Ordinary Wolves is the story of Cutuk, who grows up with his brother, sister, and father in a sod igloo far in the north of Alaska. Cutuk is white, and longs to look like the Iñupiat (Eskimo) villagers in the nearby village, with their beautiful nylon jackets, skill at basketball, and dark frostbitten marks. Kantner writes inflinchingly about how it feels to be an outsider, about being someone who looks different from the other kids, who gets pounded on sometimes. I can't help wondering how much of this is autobiographical, as I'm sure many readers do, since Kantner's biography says he grew up in Kotzebue, Alaska. At any rate, it's a good look at everyday prejudice and racism.
Since it is hard to describe this book without sounding trite (and the lack of hand-me-down cliches was something I really enjoyed in it), let me just provide a few passages to encourage you to read it for yourself:
On the seasons changing:
Melting-out frogs rattled the ponds and awakening mosquitoes hummed at our ears. Sweet spring was dead and the hot boring summer here, an eternity trapped along the river under clouds of mosquitoes like a writhing skin, black and stinging. Me, painting rancid yellow seal oil on the dogs' faces and Figment's testicles, trying in vain to keep the mosquitoes from taking away their skin.
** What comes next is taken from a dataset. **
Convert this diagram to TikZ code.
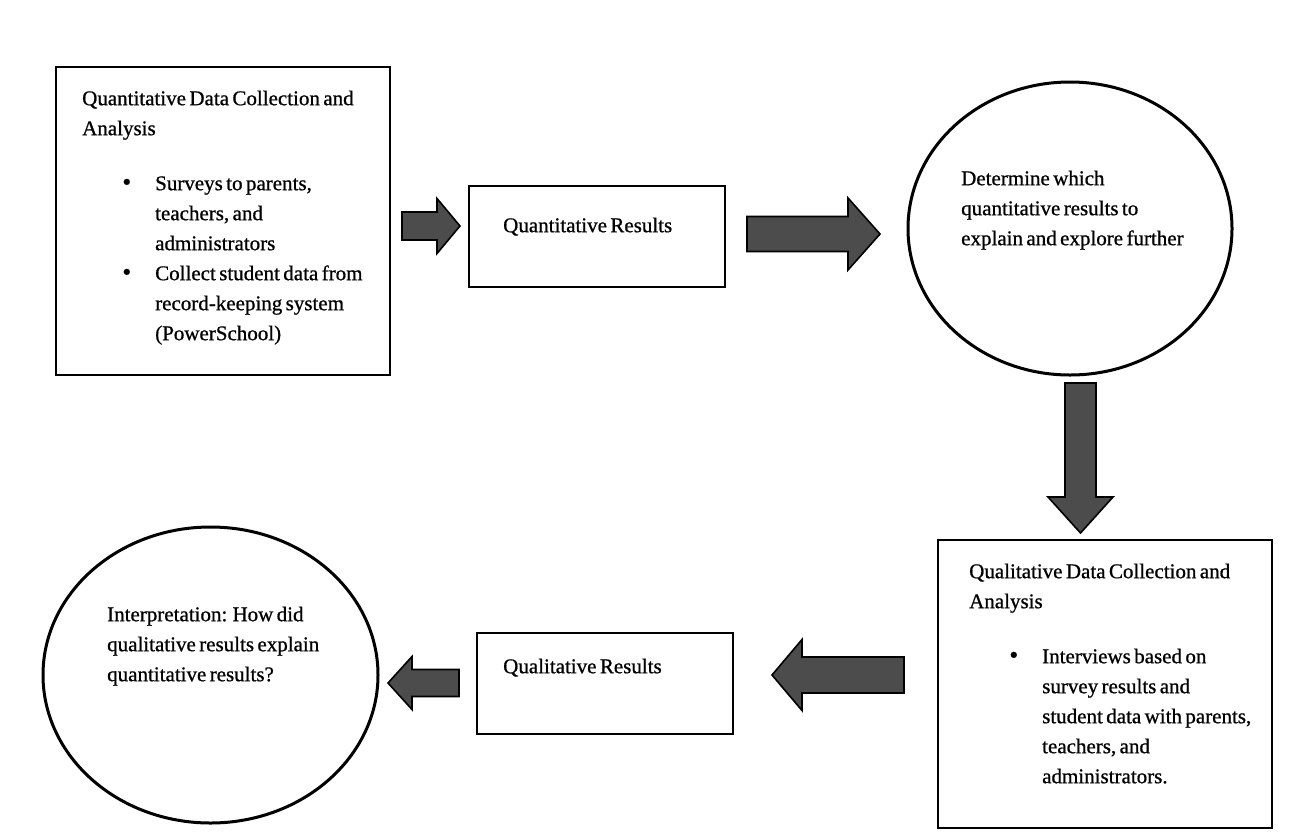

Tall green grass and leafy trees. Fishing for dog food. Cutting fish, drying fish, cooking fish. Weeks and weeks of eating fish. The grebe could laugh in his read throat; he loved fish and had long forgotten if he'd ever watched a sister fly away. (p. 93...Figment is a sled dog whose balls were frozen the previous winter).
On life in a one room house:
In the kitchen we heard tiny frantic hopping. The mouse that had been doing nightly turd dances on our bread had plopped into a mason jar. We grinned, thankful for the interruption. We peered down opposite sides into the glass at the furry face. (p. 128-9. Since we've had some problems with deer mice in our basement pantry this winter, I particularly loved the descriptive "nightly turd dances on our bread").
On city life and some cultural differences:
I sat and finished the pizza. Pizza Hut. I'd seen it advertised on the Wolfgloves' TV. Eating made me happy and I thought of Janet. When Janet fed me tiktaaliq livers she said she was proud of me. Abe hadn't taught pride. Pride had to do with country music, sports, joining the military and getting dead for some devious president. Pride was cousin to bragging, and required a support group. Nothing we needed or had. Nothing for something.
Iris would have something to say, something like "Absence makes the heart swallow your marbles." (p. 157: tiktaaliq = mudshark, according to the glossary in the front of the book, which you need to consult frequently).
Iris's mixed metaphors add a nice bit of relief to an occasionally dark story, which mixes culture shock, drinking Lysol, violence, and suicide with its accounts of the behavior of wolves, porcupines, Natives, Outsiders, big game hunting dentists, "Unwasters" and "Everything Wanters" and "Native Worshippers".
Note Amazon's "statistically improbable phrases" (which I'm becoming curiously addicted to) for this book: bearskin couch, baby porcupine, cannibal pot, snow hook, caribou trails, caribou hairs, tat time, pilot crackers, ice pans, gut pile, tat one, barrel stove, dead wolves, caribou skin, ski plane, mouse turds, dog yard, caribou hide, fish racks, wolf tracks.
When reading about this book (hoping for more by Kantner), I found his photography website, which adds a nice photo finish to the book: Kapvik Photography.
I checked Ordinary Wolves out of the library, but I'm going to give it my highest praise, which is buying it (in hardcover, no less) as a gift for a family member. Now I just need to decide who the lucky recipient will be. I might even have to buy a couple copies and keep one for myself.